Operator SDK: Don’t Start From Scratch
# Install Operator SDK
curl -LO https://github.com/operator-framework/operator-sdk/releases/download/v1.28.0/operator-sdk_linux_amd64
chmod +x operator-sdk && sudo mv operator-sdk /usr/local/bin/
# Scaffold a new operator
operator-sdk init --domain example.com --repo github.com/example/database-operator
operator-sdk create api --group example --version v1 --kind Database --resource --controller
make generate
make manifests
The SDK generates CRD manifests, Go types, controller boilerplate, and RBAC rules. You fill in reconciliation logic. Kubebuilder (which powers the SDK) is the standard toolchain.
Status Updates: Tell Users What’s Happening
db.Status.Phase = "Ready"
db.Status.Message = "Database is ready"
db.Status.Ready = true
r.Status().Update(ctx, &db)
Users run kubectl get databases and see status. Without status updates, they’re kubectl-describing Pods wondering why nothing works. Status is your UX.
Finalizers: Clean Cleanup
When someone deletes a Database, you need to clean up PVCs, backups, external resources:
const finalizerName = "database.example.com/finalizer"
func (r *DatabaseReconciler) Reconcile(ctx context.Context, req ctrl.Request) (ctrl.Result, error) {
var db examplev1.Database
if err := r.Get(ctx, req.NamespacedName, &db); err != nil {
return ctrl.Result{}, err
}
if !containsString(db.Finalizers, finalizerName) {
db.Finalizers = append(db.Finalizers, finalizerName)
return ctrl.Result{}, r.Update(ctx, &db)
}
if !db.DeletionTimestamp.IsZero() {
if err := r.cleanup(ctx, &db); err != nil {
return ctrl.Result{}, err
}
db.Finalizers = removeString(db.Finalizers, finalizerName)
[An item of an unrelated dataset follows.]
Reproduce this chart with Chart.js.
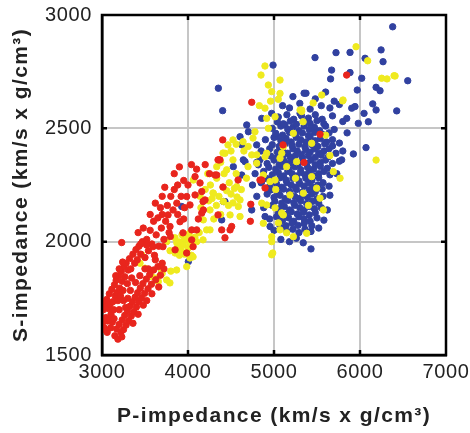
<!DOCTYPE html>
<html>
<head>
<meta charset="utf-8">
<script src="https://cdn.jsdelivr.net/npm/chart.js@4/dist/chart.umd.min.js"></script>
<style>
html,body{margin:0;padding:0;background:#fff;}
canvas{display:block;}
</style>
</head>
<body>
<canvas id="c" width="470" height="433"></canvas>
<script>
// ---- data (P-impedance, S-impedance) ----
const xTickValues = [3000, 4000, 5000, 6000, 7000];
const yTickValues = [1500, 2000, 2500, 3000];
const xTitle = 'P-impedance (km/s x g/cm³)';
const yTitle = 'S-impedance (km/s x g/cm³)';

const redPoints = [
[3005,1640],[3015,1700],[3025,1620],[3035,1725],[3045,1665],[3055,1745],[3065,1650],[3075,1705],[3085,1770],[3095,1725],
[3105,1680],[3115,1790],[3125,1735],[3135,1700],[3145,1810],[3155,1760],[3165,1830],[3175,1775],[3185,1740],[3195,1850],
[3205,1795],[3215,1760],[3225,1870],[3235,1825],[3245,1785],[3255,1890],[3265,1845],[3280,1905],[3295,1815],[3305,1875],
[3320,1925],[3335,1880],[3345,1840],[3360,1945],[3380,1905],[3395,1965],[3410,1920],[3430,1980],[3450,1945],[3470,2000],
[3150,1585],[3170,1615],[3185,1570],[3200,1635],[3220,1600],[3235,1655],[3250,1612],[3265,1675],[3280,1632],[3295,1695],
[3310,1650],[3325,1715],[3340,1672],[3355,1735],[3370,1690],[3385,1755],[3400,1712],[3415,1775],[3430,1735],[3445,1795],
[3460,1752],[3475,1815],[3495,1772],[3515,1835],[3535,1792],[3555,1855],[3575,1812],[3600,1875],[3625,1832],[3650,1890],
[3680,1852],[3700,1905],[3060,1600],[3120,1645],[3250,1740],[3390,1820],[3540,1880],[3010,1735],[3100,1620],[3330,1785],
[3040,1610],[3090,1655],[3140,1660],[3200,1700],[3230,1580],[3275,1710],[3300,1750],[3360,1640],[3420,1680],[3440,1850],
[3480,1720],[3500,1880],[3520,1740],[3580,1770],[3620,1920],[3660,1800],[3720,1880],[3160,1850],[3200,1880],[3240,1910],
[3420,2040],[3450,1990],[3480,2060],[3500,1930],[3520,2010],[3540,1960],[3560,2050],[3580,1990],[3600,2090],[3610,1940],
[3630,2030],[3650,2105],[3660,1980],[3680,2150],[3690,2060],[3700,2120],[3720,2010],[3740,2090],[3760,2160],[3768,2118],
[3780,2040],[3791,2067],[3795,2023],[3800,2200],[3826,2140],[3840,2230],[3850,1964],[3870,2170],[3880,2250],[3907,2088],
[3920,2200],[3942,2039],[3950,2270],[3960,2150],[3985,2199],[3985,1950],[4000,2250],[4023,2162],[4043,2052],[4059,1978],
[4082,2287],[4100,2320],[4140,2259],[4160,2221],[4160,2126],[4175,2177],[4200,2340],[4250,2300],[4334,2294],[4349,2361],
[4349,2118],[4392,2052],[4430,2017],[4489,2052],[4407,2241],[4582,2272],[4372,2361],[4082,2206],[4198,2184],[4179,2140],
[4508,2067],[4101,2052],[4043,2008],[4314,2294],[3229,1996],[4404,2449],[4360,2361],[4741,2615],[4896,2237],[4857,2272],
[5105,2427],[5349,2349],[5535,2474],[5845,2735],[4730,2165],[4725,2090],[4837,2272],[3519,1985],[3593,1978],[3709,1978],
[3560,2120],[3620,2170],[3700,2200],[3730,2240],[3840,2300],[3900,2330],[4040,2340],[3880,2120],[3950,2100],[4120,2100]
];

const yellowPoints = [
[3442,1905],[3500,1883],[3578,1846],[3636,1840],[3655,1824],[3700,1860],[3752,1831],[3790,1818],[3800,1870],[3868,1875],
[3462,1942],[3694,1875],[3752,2000],[3791,1960],[3849,2017],[3850,1950],[3880,1975],[3900,1999],[3920,1960],[3946,1986],
[3960,1945],[3980,2010],[4000,1970],[4020,1995],[4040,1940],[4059,1933],[4080,2020],[4101,2000],[4130,2040],[3900,1940],
[3930,2030],[4023,1928],[3985,1890],[3870,1995],[4010,2035],[3960,2015],
[4295,2213],[4411,2177],[4178,2096],[4217,2052],[4256,2140],[4489,2118],[4585,2155],[4062,2272],[4334,2280],[4566,2243],
[4857,2170],[4973,2022],[4430,2390],[4450,2317],[4605,2184],[4407,2391],[4523,2361],[4334,2331],[4380,2350],[4799,2383],
[4698,2331],[4407,2240],[4450,2225],[4500,2210],[4540,2235],[4570,2197],[4291,2215],[4523,2171],[4605,2111],[4256,2052],
[4175,2008],[4954,2265],[5012,2149],[5090,2127],[5051,2083],[5147,2039],[4240,2180],[4330,2160],[4380,2120],[4470,2160],
[4620,2230],[4680,2280],[4200,2230],[4140,2200],[4300,2100],[4650,2400],[4560,2300],[4260,2250],[4360,2200],[4480,2260],
[4230,2300],[4420,2300],[4500,2400],[4560,2430],[4700,2420],[4150,2150],[4280,2190],
[4895,2775],[4849,2735],[4934,2691],[4973,2662],[5070,2654],[5050,2628],[4895,2589],[5012,2551],[4779,2485],[4934,2500],
[4523,2449],[4465,2427],[4640,2441],[4756,2457],[4741,2383],[4896,2375],[4799,2346],[5090,2390],[5303,2581],[5338,2529],
[5070,2713],[4960,2620],[4830,2600],
[4915,2544],[5225,2478],[5322,2574],[5438,2434],[5108,2419],[4915,2390],[5070,2368],[5263,2353],[5690,2309],[5438,2287],
[5147,2331],[4876,2294],[5012,2272],[5768,2280],[5496,2236],[5341,2214],[5186,2206],[4915,2162],[5535,2192],[5108,2118],
[4876,2081],[5070,2052],[5225,2022],[5380,2037],[5574,2140],[4973,1942],[4973,2000],[4985,1950],
[5455,2612],[5555,2647],[5798,2621],[5322,2581],[5954,2860],[6089,2798],[6252,2721],[6314,2718],[6396,2732],[6408,2731],
[6187,2360],[5803,2625],[5600,2470],[5250,2280],[5400,2160],[5020,2230],[5650,2380]
];

const bluePoints = [
[6380,2948],[5477,2812],[5721,2834],[5884,2835],[6245,2846],[6268,2794],[6059,2809],[5670,2757],[5658,2718],[5884,2746],
[6020,2721],[6555,2710],[5968,2669],[6187,2681],[6233,2666],[6427,2577],[6148,2608],[6187,2581],[6047,2566],[6097,2529],
[5904,2589],[5942,2596],[5846,2544],[5980,2522],[4989,2779],[6070,2415],[5923,2387],[5787,2361],[4353,2677],[4403,2578],
[5372,2655],[4973,2566],[4857,2544],[4683,2515],[4702,2485],[4605,2463],[4625,2427],[4799,2427],[5032,2463],[5090,2419],
[4837,2361],[4663,2353],[4527,2331],[5128,2515],[5303,2566],[4643,2361],[4625,2294],[4818,2339],[4857,2265],[4430,2177],
[4392,2096],[4741,2140],[4896,2111],[4954,2067],[3927,2155],[4411,2177],[3694,1875],[4004,1912],[5430,1968],
[5220,2640],[5350,2655],[5480,2630],[5600,2660],[5700,2620],
[5100,2600],[5180,2590],[5300,2610],[5420,2585],[5550,2600],[5650,2590],[5760,2605],
[5050,2550],[5150,2560],[5230,2540],[5320,2555],[5400,2545],[5480,2560],[5560,2540],[5680,2555],[5800,2530],
[4980,2500],[5080,2510],[5160,2495],[5220,2505],[5290,2490],[5350,2510],[5410,2495],[5470,2505],[5530,2490],[5600,2510],[5700,2495],[5850,2480],
[4900,2450],[5000,2460],[5080,2445],[5140,2455],[5200,2440],[5260,2460],[5310,2450],[5370,2440],[5420,2460],[5480,2445],[5540,2455],[5610,2440],[5680,2450],[5760,2435],
[4850,2400],[4950,2410],[5040,2395],[5100,2405],[5160,2390],[5220,2410],[5270,2400],[5320,2385],[5370,2405],[5420,2395],[5470,2410],[5520,2390],[5580,2400],[5640,2410],[5720,2390],[5800,2400],
[4800,2350],[4920,2345],[5000,2360],[5060,2340],[5120,2355],[5180,2345],[5230,2360],[5280,2340],[5330,2355],[5380,2345],[5430,2360],[5480,2340],[5540,2350],[5600,2360],[5680,2345],[5760,2355],
[4780,2300],[4880,2310],[4980,2295],[5050,2305],[5110,2290],[5160,2310],[5210,2300],[5260,2290],[5310,2305],[5360,2295],[5410,2310],[5460,2290],[5520,2300],[5580,2310],[5650,2295],[5730,2300],
[4750,2250],[4850,2260],[4950,2245],[5030,2255],[5090,2240],[5150,2260],[5200,2250],[5250,2240],[5300,2255],[5350,2245],[5400,2260],[5450,2240],[5510,2250],[5570,2260],[5640,2245],
[4800,2200],[4920,2210],[5000,2195],[5070,2205],[5130,2190],[5190,2210],[5240,2200],[5290,2190],[5340,2205],[5390,2195],[5440,2210],[5500,2190],[5570,2200],[5650,2205],
[4880,2150],[4980,2160],[5060,2145],[5120,2155],[5180,2140],[5240,2160],[5300,2150],[5350,2140],[5410,2155],[5470,2145],[5550,2150],[5620,2140],
[4950,2100],[5030,2110],[5100,2095],[5170,2105],[5230,2090],[5290,2110],[5350,2100],[5420,2090],[5500,2105],[5580,2095],
[5000,2050],[5080,2060],[5150,2045],[5220,2055],[5290,2040],[5360,2055],[5430,2045],[5520,2060],
[5080,2010],[5180,2000],[5260,2015],[5340,1995],
[5040,2528],[5110,2520],[5190,2532],[5260,2518],[5340,2530],[5420,2522],[5500,2534],[5580,2520],
[5020,2478],[5100,2470],[5180,2482],[5250,2472],[5330,2480],[5400,2468],[5470,2482],[5560,2474],[5640,2480],
[4980,2428],[5060,2420],[5130,2432],[5210,2424],[5290,2430],[5360,2418],[5440,2428],[5510,2420],[5590,2432],[5680,2422],
[4960,2378],[5030,2370],[5110,2382],[5190,2372],[5250,2380],[5330,2368],[5400,2380],[5480,2372],[5550,2382],[5630,2374],
[4940,2328],[5020,2320],[5090,2332],[5170,2322],[5240,2330],[5310,2318],[5390,2328],[5460,2320],[5540,2332],[5620,2324],
[4920,2278],[5000,2270],[5070,2282],[5140,2272],[5220,2280],[5290,2268],[5370,2280],[5440,2270],[5520,2282],
[4960,2228],[5040,2220],[5110,2232],[5180,2222],[5260,2230],[5330,2218],[5410,2228],[5480,2220],[5560,2232],
[5010,2178],[5090,2170],[5160,2182],[5230,2172],[5310,2180],[5380,2168],[5450,2178],[5520,2170],
[5050,2128],[5130,2120],[5200,2132],[5270,2122],[5340,2130],[5410,2118],[5480,2128],
[5060,2078],[5140,2070],[5210,2082],[5280,2072],[5350,2080],[5440,2070]
];

const toXY = arr => arr.map(p => ({x: p[0], y: p[1]}));

// black frame with short inward tick marks, drawn last
const framePlugin = {
  id: 'frame',
  afterDraw(chart) {
    const ctx = chart.ctx;
    const xs = chart.scales.x, ys = chart.scales.y;
    const L = xs.getPixelForValue(xTickValues[0]), R = xs.getPixelForValue(xTickValues[xTickValues.length - 1]);
    const T = ys.getPixelForValue(yTickValues[yTickValues.length - 1]), B = ys.getPixelForValue(yTickValues[0]);
    ctx.save();
    ctx.strokeStyle = 'black';
    ctx.lineWidth = 2.5;
    ctx.beginPath();
    ctx.moveTo(L, T); ctx.lineTo(R, T); ctx.lineTo(R, B); ctx.lineTo(L, B); ctx.closePath();
    xTickValues.forEach(v => {
      const px = xs.getPixelForValue(v);
      ctx.moveTo(px, B); ctx.lineTo(px, B - 5);
      ctx.moveTo(px, T); ctx.lineTo(px, T + 5);
    });
    yTickValues.forEach(v => {
      const py = ys.getPixelForValue(v);
      ctx.moveTo(L, py); ctx.lineTo(L + 5, py);
      ctx.moveTo(R, py); ctx.lineTo(R - 5, py);
    });
    ctx.stroke();
    ctx.restore();
  },
  beforeDraw(chart) {
    // widen the text a little, as in the reference
    Object.values(chart.scales).forEach(s => {
      if (s._spaced) return;
      s._spaced = true;
      const dt = s.drawTitle, dl = s.drawLabels;
      s.drawTitle = function () {
        const c = this.ctx; const prev = c.letterSpacing;
        c.letterSpacing = '1.4px'; dt.apply(this, arguments); c.letterSpacing = prev || '0px';
      };
      s.drawLabels = function () {
        const c = this.ctx; const prev = c.letterSpacing;
        c.letterSpacing = '0.6px'; dl.apply(this, arguments); c.letterSpacing = prev || '0px';
      };
    });
  }
};

const tickFont = {family: '"Liberation Sans", Arial, sans-serif', size: 20};
const titleFont = {family: '"Liberation Sans", Arial, sans-serif', size: 21, weight: 'bold'};

new Chart(document.getElementById('c'), {
  type: 'scatter',
  data: {
    datasets: [
      {data: toXY(redPoints), backgroundColor: '#e8251d', borderColor: '#e8251d', pointRadius: 3.2},
      {data: toXY(yellowPoints), backgroundColor: '#efea1f', borderColor: '#efea1f', pointRadius: 3.2},
      {data: toXY(bluePoints), backgroundColor: '#3141a0', borderColor: '#3141a0', pointRadius: 3.2}
    ]
  },
  options: {
    responsive: false,
    animation: false,
    layout: {padding: {top: 15, right: 24, left: 0, bottom: 0}},
    plugins: {legend: {display: false}, tooltip: {enabled: false}},
    scales: {
      x: {
        type: 'linear', min: xTickValues[0], max: xTickValues[xTickValues.length - 1],
        afterBuildTicks: s => { s.ticks = xTickValues.map(v => ({value: v})); },
        afterFit: s => { s.height = 78; s.paddingLeft = 0; s.paddingRight = 0; },
        ticks: {callback: v => String(v), color: '#222', font: tickFont, padding: 5, maxRotation: 0},
        grid: {color: '#c6c6c6', lineWidth: 2, drawTicks: false},
        border: {display: true, color: 'black', width: 2.5},
        title: {display: true, text: xTitle, color: '#222', font: titleFont, padding: {top: 0, bottom: 4}}
      },
      y: {
        type: 'linear', min: yTickValues[0], max: yTickValues[yTickValues.length - 1],
        afterBuildTicks: s => { s.ticks = yTickValues.map(v => ({value: v})); },
        afterFit: s => { s.width = 102; s.paddingTop = 0; s.paddingBottom = 0; },
        ticks: {callback: v => String(v), color: '#222', font: tickFont, padding: 10},
        grid: {color: '#c6c6c6', lineWidth: 2, drawTicks: false},
        border: {display: true, color: 'black', width: 2.5},
        title: {display: true, text: yTitle, color: '#222', font: titleFont, padding: {top: 9, bottom: 0}}
      }
    }
  },
  plugins: [framePlugin]
});
</script>
</body>
</html>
return ctrl.Result{}, r.Update(ctx, &db)
}
// Normal reconciliation...
return ctrl.Result{}, nil
}
Without finalizers, kubectl delete database removes the CR but leaves orphaned Deployments and PVCs. Finalizers block deletion until cleanup completes.
Production Lessons
- Idempotent reconciliation — running twice produces the same result
- Owner references — child resources (Deployments) owned by parent (Database) for garbage collection
- RBAC — operator ServiceAccount with minimal required permissions
- Leader election — multiple operator replicas, only one reconciles
- Webhook validation — reject invalid specs before they reach reconciliation
- Version your CRDs —
v1alpha1→v1beta1→v1with conversion webhooks - Test with envtest — unit test controllers without a real cluster
When to Build an Operator
Build an operator when:
- You deploy the same complex application repeatedly
- Operational knowledge is tribal (“ask Dave how to set up Redis”)
- You need day-2 operations (backup, upgrade, scaling) automated
- Platform team wants self-service for product teams
Skip the operator when:
- It’s a one-off deployment (Helm chart is enough)
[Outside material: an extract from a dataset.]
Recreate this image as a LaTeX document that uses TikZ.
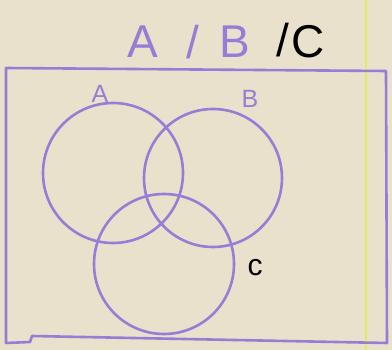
\documentclass[tikz,border=0pt]{standalone}
\usepackage{fontspec}
\setmainfont{Liberation Sans}
\definecolor{paper}{RGB}{233,225,203}
\definecolor{ink}{RGB}{150,126,214}
\definecolor{margin}{RGB}{222,238,96}
\tikzset{
  setcircle/.style={circle, draw=ink, line width=2.6pt, minimum size=140pt, inner sep=0pt},
  setlabel/.style={text=ink, inner sep=0pt, font=\fontsize{25}{25}\selectfont},
  titletext/.style={inner sep=0pt, font=\fontsize{46}{46}\selectfont}
}

\begin{document}
\begin{tikzpicture}[x=1pt,y=-1pt]
\useasboundingbox (0,0) rectangle (392,350);
\fill[paper] (0,0) rectangle (392,350);
\draw[margin, line width=1.2pt] (366,0) -- (366,350);
% title
\node[titletext, text=ink] (titleA) at (143,42) {A};
\node[titletext, text=ink] (slashAB) at (193,42) {/};
\node[titletext, text=ink] (titleB) at (235,42) {B};
\node[titletext] (slashBC) at (283,40) {/};
\node[titletext] (titleC) at (308,42) {C};
% universe
\draw[ink, line width=2.6pt, line join=round] (6,68) -- (386,71) -- (387,343) -- (32,336) -- (30,342) -- (6,343) -- cycle;
% sets
\node[setcircle] (setA) at (113,173) {};
\node[setcircle, minimum size=138pt] (setB) at (213,178) {};
\node[setcircle] (setC) at (164,264) {};
\node[setlabel] (labA) at (100,94) {A};
\node[setlabel] (labB) at (250,99) {B};
\node[inner sep=0pt, font=\fontsize{30}{30}\selectfont] (labC) at (255,268) {c};
\end{tikzpicture}
\end{document}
- The application doesn’t need lifecycle management
- Nobody on the team knows Go (operators are typically Go)
Helm installs. Operators manage. Different tools, different problems.
Conclusion
CRDs extend Kubernetes’ API with your domain language. Operators encode operational expertise into software that runs 24/7. Together, they turn “ask platform team to provision a database” into “apply a YAML file and wait for Ready status.”
The manual database provisioning that started this post became kubectl apply -f database.yaml. Product teams self-served. Platform team wrote the operator once and maintained it instead of doing the same manual steps weekly.
Start with a simple CRD and a controller that creates one Deployment. Add status, finalizers, and cleanup incrementally. Use Operator SDK. Read existing operators (postgres-operator, prometheus-operator) for patterns.
Kubernetes’ power is declarative infrastructure. CRDs and operators let you declare your infrastructure—not just Pods and Services, but Databases, Queues, and Pipelines. That’s platform engineering.
Kubernetes Custom Resources and Operators from January 2021, covering CRDs and operator patterns.